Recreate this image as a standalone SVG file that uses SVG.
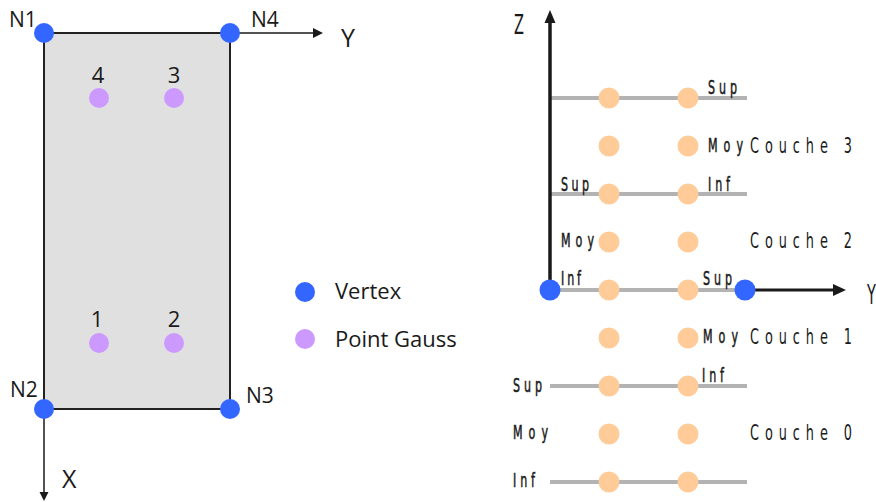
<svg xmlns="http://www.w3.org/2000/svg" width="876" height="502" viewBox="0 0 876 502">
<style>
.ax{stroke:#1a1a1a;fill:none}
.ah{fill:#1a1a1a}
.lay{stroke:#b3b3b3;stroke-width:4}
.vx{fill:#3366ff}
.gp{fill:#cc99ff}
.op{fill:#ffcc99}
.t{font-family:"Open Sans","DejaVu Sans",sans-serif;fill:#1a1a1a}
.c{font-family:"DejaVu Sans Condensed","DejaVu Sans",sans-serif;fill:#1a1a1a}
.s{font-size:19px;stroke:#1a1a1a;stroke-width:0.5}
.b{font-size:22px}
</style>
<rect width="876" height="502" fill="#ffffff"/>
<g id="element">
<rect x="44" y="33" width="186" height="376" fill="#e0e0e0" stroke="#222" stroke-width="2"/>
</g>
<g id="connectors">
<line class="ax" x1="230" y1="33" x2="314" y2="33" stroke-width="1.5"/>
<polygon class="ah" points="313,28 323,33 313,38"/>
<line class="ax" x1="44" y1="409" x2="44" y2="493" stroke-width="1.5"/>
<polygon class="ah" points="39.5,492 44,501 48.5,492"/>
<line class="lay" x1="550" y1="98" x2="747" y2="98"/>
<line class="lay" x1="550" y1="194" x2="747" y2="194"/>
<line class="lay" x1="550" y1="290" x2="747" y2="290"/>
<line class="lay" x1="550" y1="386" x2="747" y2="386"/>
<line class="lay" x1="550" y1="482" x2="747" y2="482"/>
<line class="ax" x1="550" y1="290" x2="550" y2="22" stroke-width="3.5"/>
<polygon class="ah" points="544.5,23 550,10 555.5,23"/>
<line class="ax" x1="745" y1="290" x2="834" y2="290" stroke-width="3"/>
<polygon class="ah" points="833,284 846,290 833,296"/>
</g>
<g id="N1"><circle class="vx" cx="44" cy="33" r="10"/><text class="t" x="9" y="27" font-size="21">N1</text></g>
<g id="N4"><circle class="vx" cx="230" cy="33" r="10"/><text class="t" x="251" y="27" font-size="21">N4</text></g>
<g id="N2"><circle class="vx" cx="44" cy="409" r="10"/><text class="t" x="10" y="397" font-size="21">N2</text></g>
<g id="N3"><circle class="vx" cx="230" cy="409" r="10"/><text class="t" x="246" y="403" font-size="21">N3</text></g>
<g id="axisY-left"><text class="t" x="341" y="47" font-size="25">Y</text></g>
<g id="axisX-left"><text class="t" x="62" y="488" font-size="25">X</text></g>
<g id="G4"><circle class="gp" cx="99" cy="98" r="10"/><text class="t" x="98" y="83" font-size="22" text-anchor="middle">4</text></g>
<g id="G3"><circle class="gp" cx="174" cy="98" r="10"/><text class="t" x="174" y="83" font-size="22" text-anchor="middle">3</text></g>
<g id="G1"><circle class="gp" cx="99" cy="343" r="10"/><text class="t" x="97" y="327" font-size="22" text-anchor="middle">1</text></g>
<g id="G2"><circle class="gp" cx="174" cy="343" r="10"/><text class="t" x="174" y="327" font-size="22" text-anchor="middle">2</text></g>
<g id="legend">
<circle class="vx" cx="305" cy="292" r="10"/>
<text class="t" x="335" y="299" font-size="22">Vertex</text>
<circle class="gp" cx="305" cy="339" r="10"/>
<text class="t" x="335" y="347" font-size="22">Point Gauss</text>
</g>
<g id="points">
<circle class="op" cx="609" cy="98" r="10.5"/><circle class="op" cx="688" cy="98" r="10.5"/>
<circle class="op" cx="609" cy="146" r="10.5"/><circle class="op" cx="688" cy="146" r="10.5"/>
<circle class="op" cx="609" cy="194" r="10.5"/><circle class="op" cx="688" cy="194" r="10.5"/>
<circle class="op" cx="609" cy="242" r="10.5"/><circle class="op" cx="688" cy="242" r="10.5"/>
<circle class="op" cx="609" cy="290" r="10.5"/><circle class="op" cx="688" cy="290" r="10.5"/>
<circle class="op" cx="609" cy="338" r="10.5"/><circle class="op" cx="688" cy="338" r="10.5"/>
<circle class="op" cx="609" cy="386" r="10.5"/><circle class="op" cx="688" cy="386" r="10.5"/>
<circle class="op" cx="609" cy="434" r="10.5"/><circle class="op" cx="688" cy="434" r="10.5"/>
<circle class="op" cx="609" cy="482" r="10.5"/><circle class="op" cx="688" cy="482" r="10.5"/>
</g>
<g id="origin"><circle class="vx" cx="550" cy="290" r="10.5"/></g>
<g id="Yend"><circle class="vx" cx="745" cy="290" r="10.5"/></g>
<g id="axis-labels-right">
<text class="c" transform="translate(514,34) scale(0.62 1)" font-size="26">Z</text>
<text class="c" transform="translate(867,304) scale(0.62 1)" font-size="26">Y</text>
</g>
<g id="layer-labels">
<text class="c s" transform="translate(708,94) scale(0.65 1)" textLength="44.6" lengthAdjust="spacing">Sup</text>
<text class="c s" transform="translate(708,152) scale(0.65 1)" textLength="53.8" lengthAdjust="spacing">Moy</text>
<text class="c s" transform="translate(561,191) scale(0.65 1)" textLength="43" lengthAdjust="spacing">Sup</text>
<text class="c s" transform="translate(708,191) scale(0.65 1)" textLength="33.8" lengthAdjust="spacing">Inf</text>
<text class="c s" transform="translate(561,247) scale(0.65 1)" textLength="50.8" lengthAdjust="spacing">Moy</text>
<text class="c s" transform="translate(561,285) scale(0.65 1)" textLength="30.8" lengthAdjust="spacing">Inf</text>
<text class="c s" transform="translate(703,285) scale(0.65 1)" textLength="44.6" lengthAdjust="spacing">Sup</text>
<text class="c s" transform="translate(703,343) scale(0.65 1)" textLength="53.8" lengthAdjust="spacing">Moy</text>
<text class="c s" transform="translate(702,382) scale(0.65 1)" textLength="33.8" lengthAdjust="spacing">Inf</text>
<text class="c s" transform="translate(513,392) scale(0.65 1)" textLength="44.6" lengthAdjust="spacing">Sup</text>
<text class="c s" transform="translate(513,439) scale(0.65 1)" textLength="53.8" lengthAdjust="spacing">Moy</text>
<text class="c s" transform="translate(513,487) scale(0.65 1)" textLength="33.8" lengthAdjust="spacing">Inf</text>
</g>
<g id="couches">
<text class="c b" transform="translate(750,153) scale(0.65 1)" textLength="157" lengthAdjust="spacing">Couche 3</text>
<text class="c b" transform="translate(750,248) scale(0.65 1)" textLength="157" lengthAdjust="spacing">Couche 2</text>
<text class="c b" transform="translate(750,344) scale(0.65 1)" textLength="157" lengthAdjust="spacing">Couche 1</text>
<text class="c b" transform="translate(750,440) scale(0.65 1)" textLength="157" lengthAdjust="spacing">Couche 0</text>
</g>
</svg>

--------------------------------------------------

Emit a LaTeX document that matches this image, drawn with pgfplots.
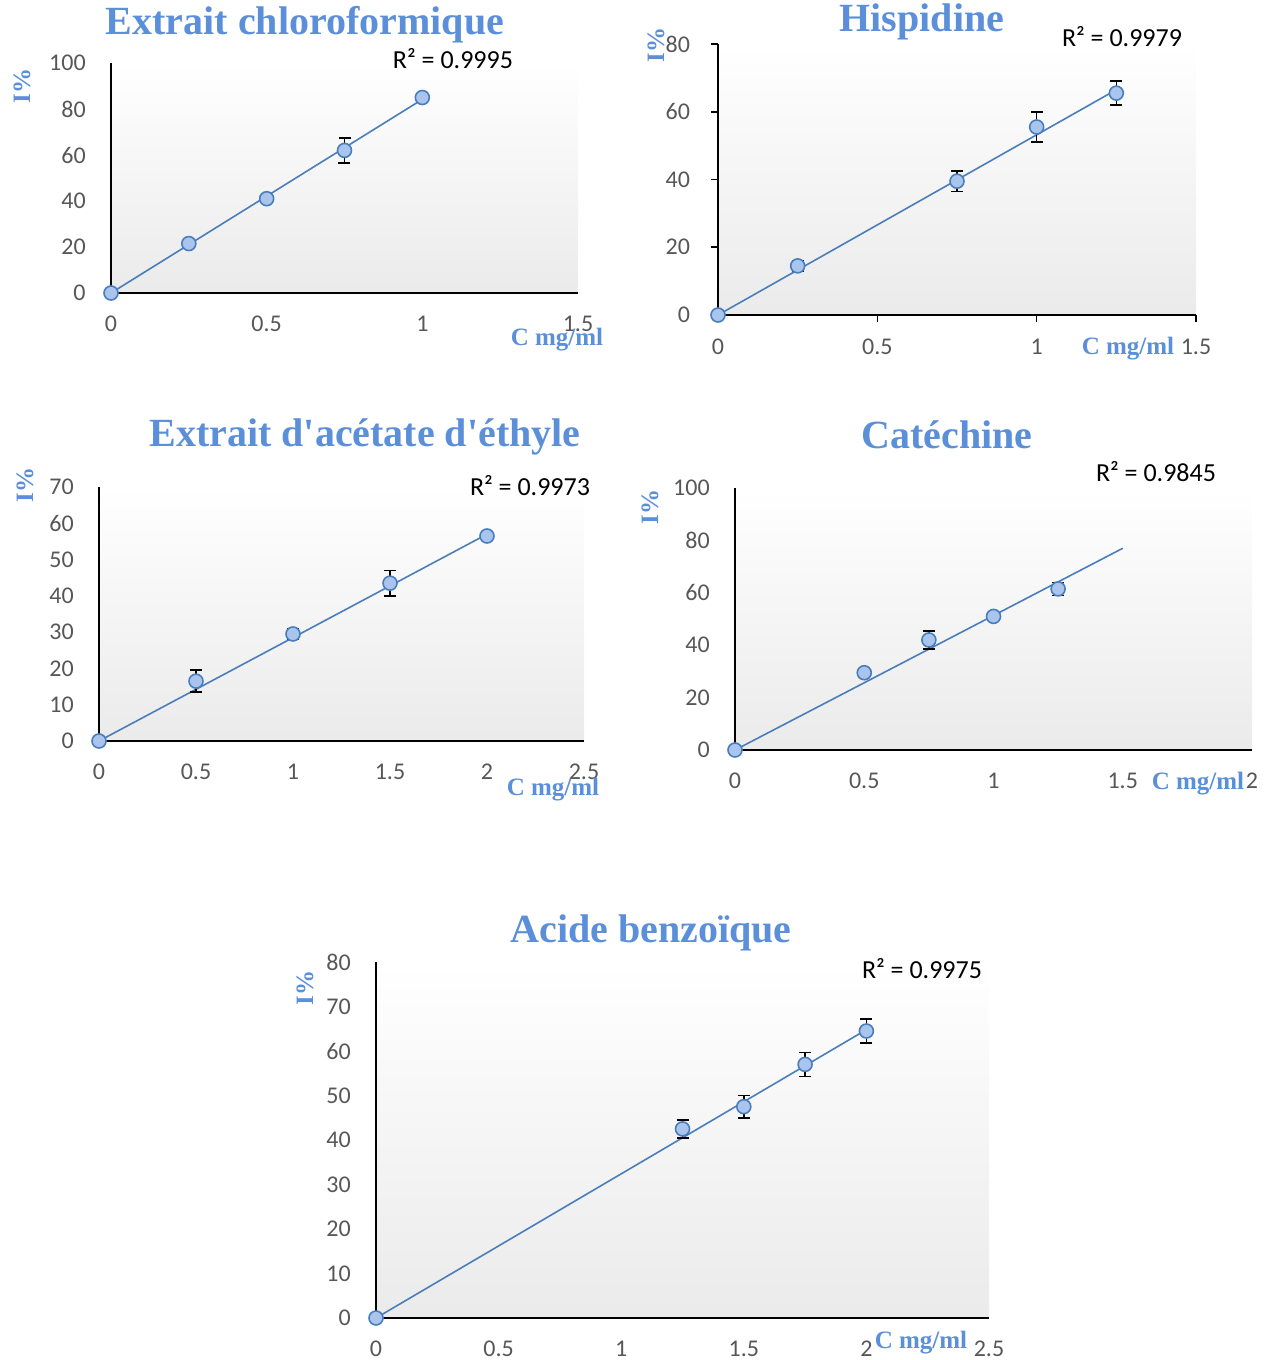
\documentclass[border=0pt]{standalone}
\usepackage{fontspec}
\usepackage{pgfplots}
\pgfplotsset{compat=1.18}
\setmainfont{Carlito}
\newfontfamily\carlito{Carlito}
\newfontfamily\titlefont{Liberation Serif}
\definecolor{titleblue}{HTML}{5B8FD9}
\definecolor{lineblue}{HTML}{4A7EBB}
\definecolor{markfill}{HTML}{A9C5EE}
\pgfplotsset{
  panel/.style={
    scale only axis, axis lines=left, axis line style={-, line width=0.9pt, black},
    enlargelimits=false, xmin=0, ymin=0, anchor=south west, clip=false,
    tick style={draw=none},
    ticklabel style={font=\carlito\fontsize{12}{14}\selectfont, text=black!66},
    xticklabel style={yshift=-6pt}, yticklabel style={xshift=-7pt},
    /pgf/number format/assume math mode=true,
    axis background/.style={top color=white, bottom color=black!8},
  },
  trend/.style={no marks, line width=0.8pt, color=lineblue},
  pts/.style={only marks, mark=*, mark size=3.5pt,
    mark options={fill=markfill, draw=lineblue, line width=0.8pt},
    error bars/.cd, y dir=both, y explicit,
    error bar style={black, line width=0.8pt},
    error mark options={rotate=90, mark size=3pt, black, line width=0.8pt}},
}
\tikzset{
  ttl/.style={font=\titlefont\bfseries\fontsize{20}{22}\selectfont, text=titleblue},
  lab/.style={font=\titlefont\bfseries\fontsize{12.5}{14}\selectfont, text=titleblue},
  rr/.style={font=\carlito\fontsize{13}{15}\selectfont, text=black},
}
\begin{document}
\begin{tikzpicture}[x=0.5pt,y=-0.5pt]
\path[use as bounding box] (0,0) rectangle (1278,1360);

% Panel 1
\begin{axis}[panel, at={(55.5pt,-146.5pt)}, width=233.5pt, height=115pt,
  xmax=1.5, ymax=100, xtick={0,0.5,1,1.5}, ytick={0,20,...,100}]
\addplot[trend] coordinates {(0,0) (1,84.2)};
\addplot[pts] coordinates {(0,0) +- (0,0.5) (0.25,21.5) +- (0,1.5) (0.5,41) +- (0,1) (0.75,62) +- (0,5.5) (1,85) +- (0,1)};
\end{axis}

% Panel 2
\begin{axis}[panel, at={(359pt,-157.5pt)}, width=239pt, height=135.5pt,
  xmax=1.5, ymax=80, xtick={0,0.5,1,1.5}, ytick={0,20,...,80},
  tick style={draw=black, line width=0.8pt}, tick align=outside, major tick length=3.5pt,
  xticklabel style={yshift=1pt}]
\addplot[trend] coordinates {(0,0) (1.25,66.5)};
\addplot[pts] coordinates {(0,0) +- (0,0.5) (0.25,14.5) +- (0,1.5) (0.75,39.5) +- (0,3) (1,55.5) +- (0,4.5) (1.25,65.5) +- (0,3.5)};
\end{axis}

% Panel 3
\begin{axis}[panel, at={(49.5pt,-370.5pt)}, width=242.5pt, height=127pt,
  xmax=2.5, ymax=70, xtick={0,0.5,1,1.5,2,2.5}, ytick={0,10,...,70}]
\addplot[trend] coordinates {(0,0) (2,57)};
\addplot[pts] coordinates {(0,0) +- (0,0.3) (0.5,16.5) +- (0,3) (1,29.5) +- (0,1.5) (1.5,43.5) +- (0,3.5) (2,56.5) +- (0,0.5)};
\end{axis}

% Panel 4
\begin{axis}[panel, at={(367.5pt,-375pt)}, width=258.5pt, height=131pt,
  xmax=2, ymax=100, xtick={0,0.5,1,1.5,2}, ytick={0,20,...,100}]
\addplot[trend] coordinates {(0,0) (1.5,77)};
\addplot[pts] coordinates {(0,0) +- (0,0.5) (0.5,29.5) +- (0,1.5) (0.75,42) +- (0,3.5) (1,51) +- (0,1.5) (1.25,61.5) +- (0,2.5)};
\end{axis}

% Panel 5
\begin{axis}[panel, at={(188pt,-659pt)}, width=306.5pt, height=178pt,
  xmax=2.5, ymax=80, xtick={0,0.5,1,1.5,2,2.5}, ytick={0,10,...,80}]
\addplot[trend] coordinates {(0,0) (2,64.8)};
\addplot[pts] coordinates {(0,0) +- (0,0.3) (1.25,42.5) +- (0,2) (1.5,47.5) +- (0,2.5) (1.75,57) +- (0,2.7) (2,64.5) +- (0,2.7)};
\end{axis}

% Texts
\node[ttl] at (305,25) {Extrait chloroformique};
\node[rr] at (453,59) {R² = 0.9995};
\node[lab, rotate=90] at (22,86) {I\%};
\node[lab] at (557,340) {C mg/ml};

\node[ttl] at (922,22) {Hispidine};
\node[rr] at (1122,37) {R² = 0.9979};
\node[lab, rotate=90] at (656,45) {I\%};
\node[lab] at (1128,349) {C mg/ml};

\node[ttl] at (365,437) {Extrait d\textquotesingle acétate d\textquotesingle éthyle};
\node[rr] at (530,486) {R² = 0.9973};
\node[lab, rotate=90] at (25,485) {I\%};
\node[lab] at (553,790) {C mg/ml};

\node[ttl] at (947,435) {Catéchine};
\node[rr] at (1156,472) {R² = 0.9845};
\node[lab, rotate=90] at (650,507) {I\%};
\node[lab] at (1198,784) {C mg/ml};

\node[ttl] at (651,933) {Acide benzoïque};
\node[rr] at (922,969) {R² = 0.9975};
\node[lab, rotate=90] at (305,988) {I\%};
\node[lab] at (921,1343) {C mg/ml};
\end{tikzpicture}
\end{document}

--------------------------------------------------

■ **TASK BRIEF**
Extract the stretch of lines that begins at the line with "Emit a LaTeX" and ends at the line with "(0,0) rectangle (1278,1360);", inclusive. Omit every picture.

■ **SOLUTION FOR THIS EXERCISE**
Emit a LaTeX document that matches this image, drawn with pgfplots.
\documentclass[border=0pt]{standalone}
\usepackage{fontspec}
\usepackage{pgfplots}
\pgfplotsset{compat=1.18}
\setmainfont{Carlito}
\newfontfamily\carlito{Carlito}
\newfontfamily\titlefont{Liberation Serif}
\definecolor{titleblue}{HTML}{5B8FD9}
\definecolor{lineblue}{HTML}{4A7EBB}
\definecolor{markfill}{HTML}{A9C5EE}
\pgfplotsset{
  panel/.style={
    scale only axis, axis lines=left, axis line style={-, line width=0.9pt, black},
    enlargelimits=false, xmin=0, ymin=0, anchor=south west, clip=false,
    tick style={draw=none},
    ticklabel style={font=\carlito\fontsize{12}{14}\selectfont, text=black!66},
    xticklabel style={yshift=-6pt}, yticklabel style={xshift=-7pt},
    /pgf/number format/assume math mode=true,
    axis background/.style={top color=white, bottom color=black!8},
  },
  trend/.style={no marks, line width=0.8pt, color=lineblue},
  pts/.style={only marks, mark=*, mark size=3.5pt,
    mark options={fill=markfill, draw=lineblue, line width=0.8pt},
    error bars/.cd, y dir=both, y explicit,
    error bar style={black, line width=0.8pt},
    error mark options={rotate=90, mark size=3pt, black, line width=0.8pt}},
}
\tikzset{
  ttl/.style={font=\titlefont\bfseries\fontsize{20}{22}\selectfont, text=titleblue},
  lab/.style={font=\titlefont\bfseries\fontsize{12.5}{14}\selectfont, text=titleblue},
  rr/.style={font=\carlito\fontsize{13}{15}\selectfont, text=black},
}
\begin{document}
\begin{tikzpicture}[x=0.5pt,y=-0.5pt]
\path[use as bounding box] (0,0) rectangle (1278,1360);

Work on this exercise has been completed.